The style Nemon developed prior to the War was one of immediacy and intimacy, in part due to his method of modeling from life in clay, before later casting in bronze or carving in marble. The interaction with the sitter, his ability to converse with the subject and draw them out of their shell, meant the works he produced were highly personal, and conveyed a sense of the sitter’s internal world, as opposed to a straightforward likeness. As Nemon commented:
‘I do not consider my portraits to be merely a likeness - but a biography of life’
This ability to capture a sitter, and his easy rapport with even the most noteworthy of subjects, meant he quickly became a celebrated portraitist of some demand, and early in his career received notable commissions for portraits of King Albert I, and Queen Astrid of the Belgians, politician Emile Vandervelde Henri Spaak and writer August Vermeylen.
In 1938, due to the increasingly oppressive stance of the Nazis, Nemon fled to England, leaving behind his studio and nearly all of his work to date. Nemon lost the majority of his family in the Holocaust, and this certainly played a part in the admiration Nemon felt for Churchill. Having admired the statesman from afar, Nemon first had the opportunity to meet Churchill in Marrakech in 1951. Nemon had been invited by French psychoanalyst René Laforgue and his wife to join them at the La Mamounia Hotel. Laforgue was in fact was aware of both Nemon’s admiration for the great statesman and the fact that the Churchill’s would also be in attendance. At breakfast one morning, Nemon was seated near the Churchills and began to make mental observations of Churchill’s countenance. He then hurriedly returned to his room to produce a small bust. Later Nemon ran into Churchill’s cousin Sylvia Henley, whom he had met during the war, and he mentioned his portrait. She convinced him to show it to Churchill’s wife Clemintine, who was immediately impressed and sent him a note stating:
My dear Monsieur Némon I should like to possess the little bust you have made of my husband in terra cotta. Would you be kind and let me know your fee? Would you allow me to say that I like it so much just as it is, and I think there is an element of risk in altering it. I have seen so many portraits and busts spoilt by attempting to get an exact likeness. Your bust represents to me my husband as I see him and as I think of him, and I would like to have it just as it is. It will be a great joy for me to possess it. Yours sincerely Clementine Churchill
Nemon gifted the bust to the Churchills, and the couple agreed to Winston sitting more formally for Nemon at a later date, thus beginning a fruitful collaboration. Nemon would go on to produce several portraits of Winston, firstly capturing the great statesman as he was painting in Marrakesh. Other notable commissions included one from Queen Elizabeth II, who wanted a portrait of her first prime minister to be placed in Windsor, and the Guildhall in 1954, which Churchill was very happy with:
‘I greatly admire the art of Mr Oscar Nemon whose prowess in the ancient realm of sculpture has won such remarkable modern appreciation. I also admire this particular example, which you, my Lord Mayor, have just unveiled, because it seems to be such a very good likeness.’

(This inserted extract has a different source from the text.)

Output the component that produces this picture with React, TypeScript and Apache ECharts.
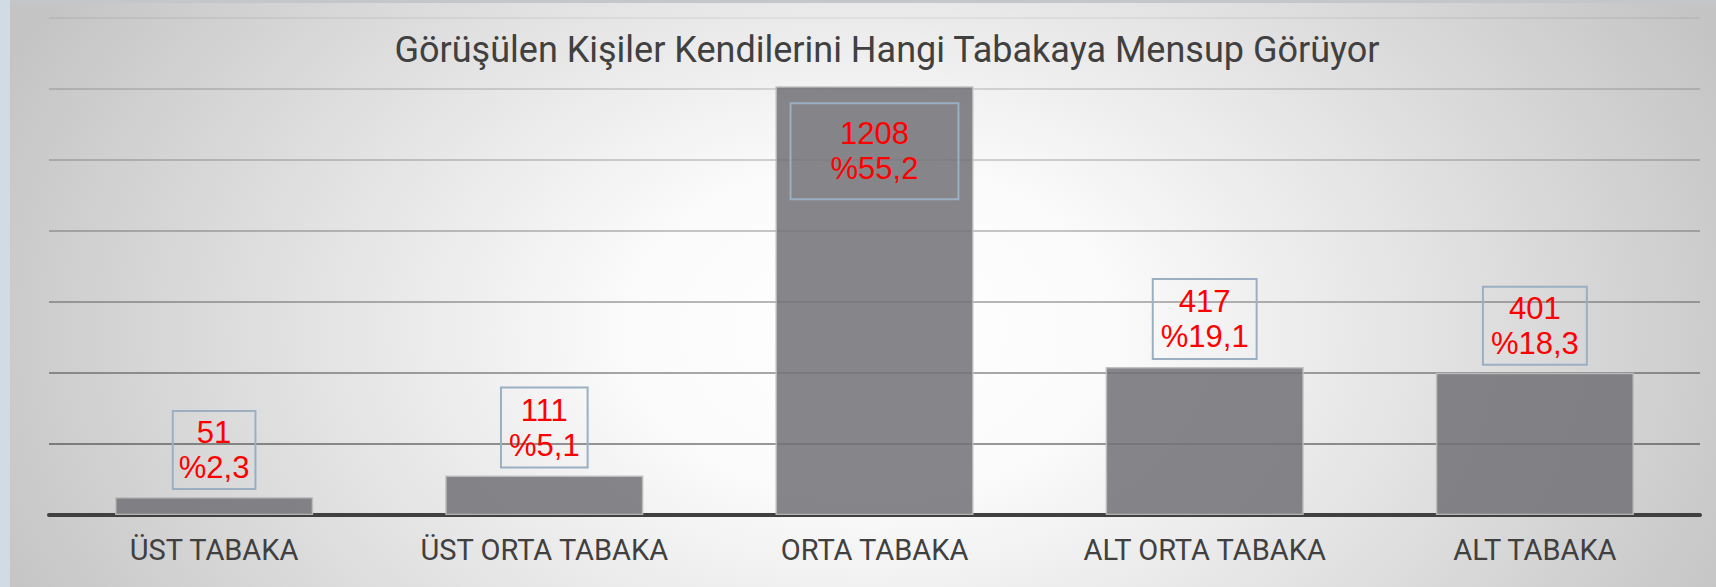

Nemon recalls that Churchill was not a sanguine sitter, and he would be often filled with trepidation before their encounters, noting Chuchill could be 'bellicose, challenging and deliberately provocative. ‘ However, as fellow artists there was an underlying respect and understanding of one another, in fact during one of the sittings Churchill decided to sculpt a portrait of Nemon, resulting in the only known sculpture he ever produced, which now resides in his studio at Chartwell. While Churchill was a very harsh critic of his own work, Nemon was encouraging, writing:

‘I beg you not to underrate the artistic value this work, which could be considered by any expert as outstanding for a first attempt.’
Nemon’s bronzes of Winston Churchill can now be found at Chartwell, Churchill College Cambridge, Bletchley Park, Windsor Palace, the Guildhall, as well as in international collections in Mexico City, Quebec, Brussels, Paris, Moscow, Toronto, Jerusalem, and Kansas City amongst others. Other notable subjects sculpted by Nemon include Field Marshal Montgomery, Margaret Thatcher, Lord Beaverbrook, Lady Violet Bonham Carter, Harold Macmillan, General Eisnhower, and President Truman. His portraits of the Royal family include Queen Elizabeth II, the Queen Mother, Prince Philip, Princess Diana, and Queen Elizabeth II, who granted him a studio in St James.
The present work was offered for sale by The Wylma Wayne Gallery, London, and Nemon was the only sculptor featured in the Gallery's June - July 1982 exhibition, which showcased an outstanding range of Churchill's paintings. The work was purchased in 1985 by US based collectors Benjamin and Mary Rummerfield, a treasured compliment to their collection of Churchill paintings, which was one of the largest collections of Churchill paintings outside of the Churchill family and Churchill's former home of Chartwell.